Stated exercise - From the first line of the entries below through the line bearing "17.7, 19.8, 21.3, 23.0, 24.3]", write out each line exactly. Omit pictures.

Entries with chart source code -
------
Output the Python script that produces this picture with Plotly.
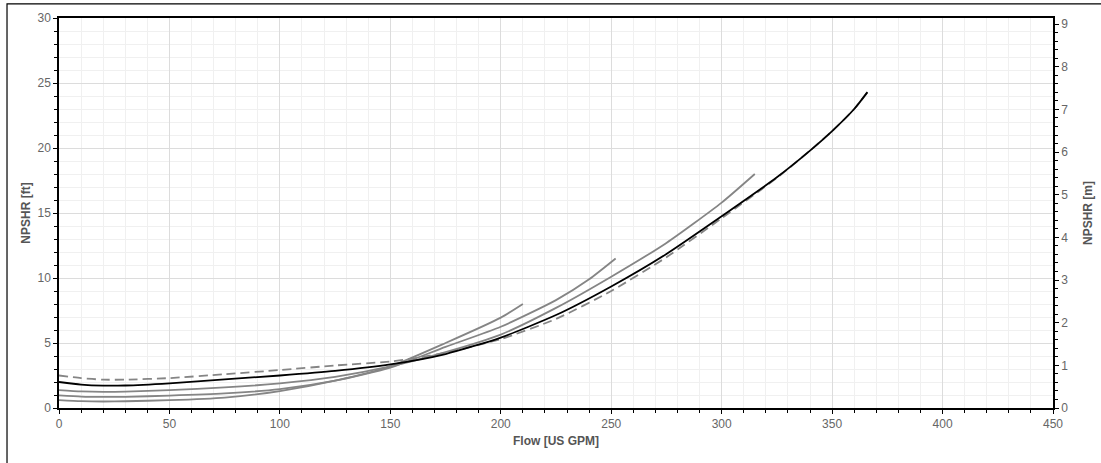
import plotly.graph_objects as go

# Flow [US GPM] and NPSHR [ft]
flow_dashed = [0, 10, 20, 30, 50, 75, 100, 125, 150, 160, 175, 200, 225, 250, 275, 300, 325, 340, 350, 360, 366]
npsh_dashed = [2.5, 2.3, 2.18, 2.18, 2.3, 2.6, 2.92, 3.27, 3.58, 3.8, 4.25, 5.3, 6.85, 9.0, 11.6, 14.6, 17.7, 19.8, 21.3, 23.0, 24.3]

flow_black = [0, 10, 20, 30, 50, 75, 100, 125, 150, 175, 200, 225, 250, 275, 300, 325, 340, 350, 360, 366]
npsh_black = [2.0, 1.8, 1.72, 1.73, 1.9, 2.2, 2.5, 2.85, 3.35, 4.15, 5.42, 7.15, 9.35, 11.85, 14.75, 17.75, 19.8, 21.3, 23.0, 24.3]

flow_g1 = [0, 10, 20, 30, 50, 75, 100, 125, 150, 175, 200, 210]
npsh_g1 = [0.61, 0.53, 0.5, 0.52, 0.6, 0.8, 1.3, 2.1, 3.2, 5.0, 6.95, 8.0]

flow_g2 = [0, 10, 20, 30, 50, 75, 100, 125, 150, 175, 200, 225, 240, 252]
npsh_g2 = [0.97, 0.88, 0.85, 0.86, 0.95, 1.12, 1.45, 2.1, 3.1, 4.7, 6.25, 8.3, 9.9, 11.5]

flow_g3 = [0, 10, 20, 30, 50, 75, 100, 125, 150, 175, 200, 225, 250, 275, 300, 315]
npsh_g3 = [1.38, 1.28, 1.24, 1.26, 1.38, 1.58, 1.9, 2.4, 3.2, 4.3, 5.65, 7.7, 10.1, 12.7, 15.8, 18.0]

FT_PER_M = 3.28084
GRAY = "#858585"
SPL = dict(shape="spline", smoothing=0.6)

fig = go.Figure()
for fx, fy in [(flow_g1, npsh_g1), (flow_g2, npsh_g2), (flow_g3, npsh_g3)]:
    fig.add_trace(go.Scatter(x=fx, y=fy, mode="lines", line=dict(color=GRAY, width=1.8, **SPL),
                             showlegend=False, hoverinfo="skip"))
fig.add_trace(go.Scatter(x=flow_dashed, y=npsh_dashed, mode="lines",
                         line=dict(color=GRAY, width=1.8, dash="9px,5px", **SPL),
                         showlegend=False, hoverinfo="skip"))
fig.add_trace(go.Scatter(x=flow_black, y=npsh_black, mode="lines",
                         line=dict(color="black", width=1.8, **SPL),
                         showlegend=False, hoverinfo="skip"))
# invisible trace for the metre axis
fig.add_trace(go.Scatter(x=[None], y=[None], yaxis="y2", showlegend=False, hoverinfo="skip"))

tickfont = dict(family="Liberation Sans, Arial, sans-serif", size=12, color="#666666")
titlefont = dict(family="Liberation Sans, Arial, sans-serif", size=12, color="#555555", weight="bold")

fig.update_layout(
    width=1101, height=463,
    margin=dict(l=59, r=48, t=18, b=55),
    paper_bgcolor="white", plot_bgcolor="white",
    xaxis=dict(range=[0, 450], dtick=50, tick0=0, showgrid=True, gridcolor="#dcdcdc", gridwidth=1,
               minor=dict(dtick=10, showgrid=True, gridcolor="#f0f0f0", ticks="outside", ticklen=3, tickcolor="black"),
               ticks="outside", ticklen=4, tickcolor="black", showline=True, linecolor="black", linewidth=1.5,
               mirror=True, zeroline=False, tickfont=tickfont, automargin=False,
               title=dict(text="Flow [US GPM]", font=titlefont, standoff=6)),
    yaxis=dict(range=[0, 30], dtick=5, tick0=0, showgrid=True, gridcolor="#dcdcdc", gridwidth=1,
               minor=dict(dtick=1, showgrid=True, gridcolor="#f0f0f0", ticks="outside", ticklen=3, tickcolor="black"),
               ticks="outside", ticklen=4, tickcolor="black", showline=True, linecolor="black", linewidth=1.5,
               mirror=True, zeroline=False, tickfont=tickfont, automargin=False,
               title=dict(text="NPSHR [ft]", font=titlefont, standoff=4)),
    yaxis2=dict(range=[0, 30 / FT_PER_M], overlaying="y", side="right", dtick=1, tick0=0, showgrid=False,
                minor=dict(dtick=0.2, ticks="outside", ticklen=3, tickcolor="black"),
                ticks="outside", ticklen=4, tickcolor="black", showline=True, linecolor="black", linewidth=1.5,
                zeroline=False, tickfont=tickfont, automargin=False,
                title=dict(text="NPSHR [m]", font=titlefont, standoff=16)),
    shapes=[dict(type="rect", xref="paper", yref="paper", x0=-0.0523, x1=1.2, y0=-0.5, y1=1.036,
                 line=dict(color="black", width=1.2), fillcolor="rgba(0,0,0,0)", layer="below")],
)

fig.write_html("out.html", config={"displayModeBar": False},
               post_script="document.body.style.margin='0';document.body.style.padding='0';")
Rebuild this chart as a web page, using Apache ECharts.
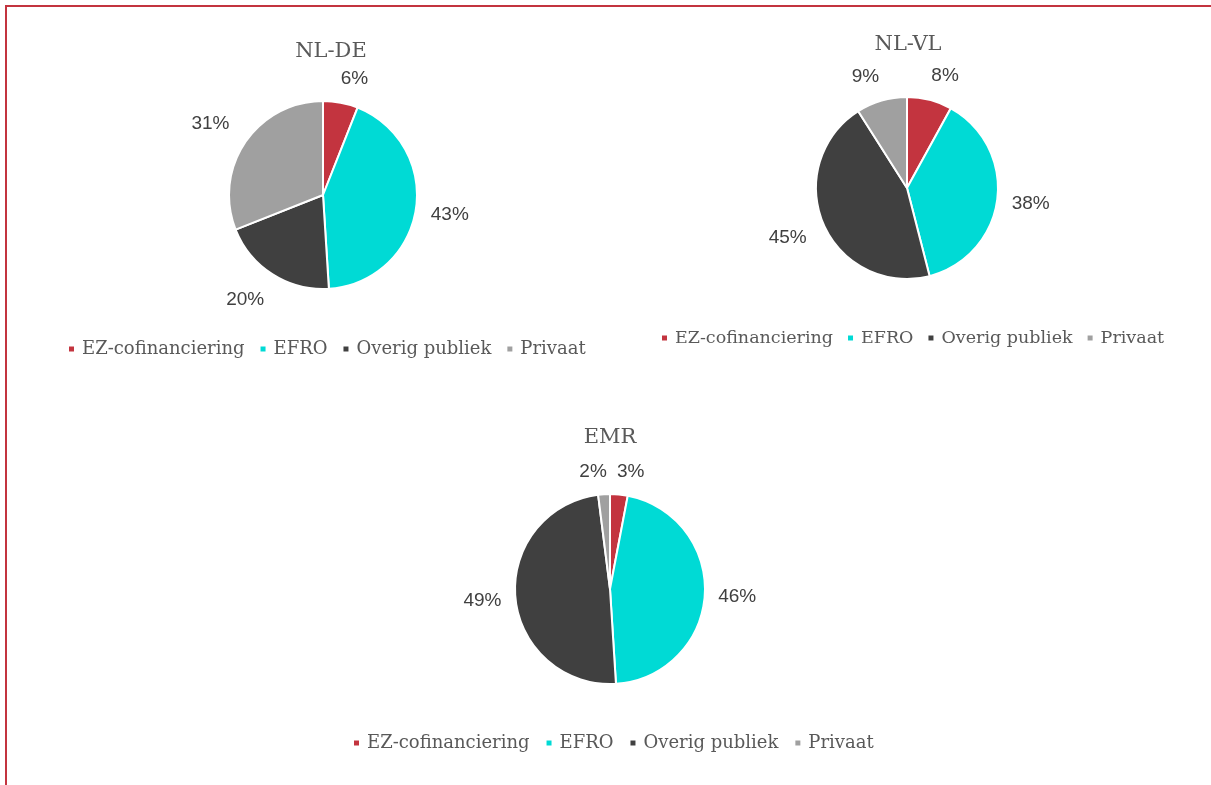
<!DOCTYPE html>
<html>
<head>
<meta charset="utf-8">
<script src="https://cdn.jsdelivr.net/npm/echarts@6/dist/echarts.min.js"></script>
<style>
html, body { margin:0; padding:0; background:#fff; }
#frame {
    position:absolute; left:5px; top:5px; width:1206px; height:780px;
    border-top:2px solid #c3343f; border-left:2px solid #c3343f;
}
#main { position:absolute; left:0; top:0; width:1211px; height:785px; }
</style>
</head>
<body>
<div id="frame"></div>
<div id="main"></div>
<script>
// categories + values (percent)
var categories = ['EZ-cofinanciering', 'EFRO', 'Overig publiek', 'Privaat'];
var colors = ['#c3343f', '#00dad5', '#404040', '#a0a0a0'];
var nlDe = [6, 43, 20, 31];
var nlVl = [8, 38, 45, 9];
var emr  = [3, 46, 49, 2];

function toData(vals){
    return categories.map(function(c, i){ return { name: c, value: vals[i] }; });
}

// excel-like "outside end": label box just past the edge along the radial line,
// nudged sideways for labels above/below the pie
function outsideEnd(params){
    var pts = params.labelLinePoints;
    if(!pts || pts.length < 2) return {};
    var dx = pts[1][0] - pts[0][0], dy = pts[1][1] - pts[0][1];
    var len = Math.sqrt(dx * dx + dy * dy) || 1;
    var ux = dx / len, uy = dy / len;
    var w = params.labelRect.width, h = params.labelRect.height;
    var d = 12 + Math.abs(ux) * w / 2 + Math.abs(uy) * h / 2;
    var side = (ux >= 0 ? 1 : -1) * 0.7 * Math.abs(uy) * w / 2;
    return {
        x: pts[0][0] + ux * d + side,
        y: pts[0][1] + uy * d,
        align: 'center',
        verticalAlign: 'middle'
    };
}

function pie(name, vals, center, radius){
    return {
        name: name,
        type: 'pie',
        center: center,
        radius: radius,
        startAngle: 90,
        clockwise: true,
        avoidLabelOverlap: false,
        itemStyle: { borderColor: '#fff', borderWidth: 2 },
        label: {
            position: 'outside',
            formatter: '{c}%',
            fontFamily: '"Liberation Sans", Arial, sans-serif',
            fontSize: 19,
            color: '#404040'
        },
        labelLine: { show: true, length: 12, length2: 0, lineStyle: { opacity: 0 } },
        labelLayout: outsideEnd,
        emphasis: { scale: false },
        data: toData(vals)
    };
}

var titleStyle = { fontFamily: '"DejaVu Serif", serif', fontSize: 21, fontWeight: 'normal', color: '#595959' };

function legend(left, top, size, gap){
    return {
        data: categories,
        left: left,
        top: top,
        icon: 'rect',
        itemWidth: 7,
        itemHeight: 7,
        itemGap: gap,
        textStyle: { fontFamily: '"DejaVu Serif", serif', fontSize: size, color: '#595959', padding: [0, 0, 0, 2] }
    };
}

var chart = echarts.init(document.getElementById('main'));
chart.setOption({
    color: colors,
    animation: false,
    title: [
        { text: 'NL-DE', left: 326, top: 36, textAlign: 'center', textStyle: titleStyle },
        { text: 'NL-VL', left: 903, top: 29, textAlign: 'center', textStyle: titleStyle },
        { text: 'EMR',   left: 605, top: 422, textAlign: 'center', textStyle: titleStyle }
    ],
    legend: [
        legend(62, 335, 18, 14),
        legend(655, 324, 17.5, 13),
        legend(347, 729, 18, 15)
    ],
    series: [
        pie('NL-DE', nlDe, [323, 195], 94),
        pie('NL-VL', nlVl, [907, 188], 91),
        pie('EMR', emr, [610, 589], 95)
    ]
});
</script>
</body>
</html>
------
Complete response -
Output the Python script that produces this picture with Plotly.
import plotly.graph_objects as go

# Flow [US GPM] and NPSHR [ft]
flow_dashed = [0, 10, 20, 30, 50, 75, 100, 125, 150, 160, 175, 200, 225, 250, 275, 300, 325, 340, 350, 360, 366]
npsh_dashed = [2.5, 2.3, 2.18, 2.18, 2.3, 2.6, 2.92, 3.27, 3.58, 3.8, 4.25, 5.3, 6.85, 9.0, 11.6, 14.6, 17.7, 19.8, 21.3, 23.0, 24.3]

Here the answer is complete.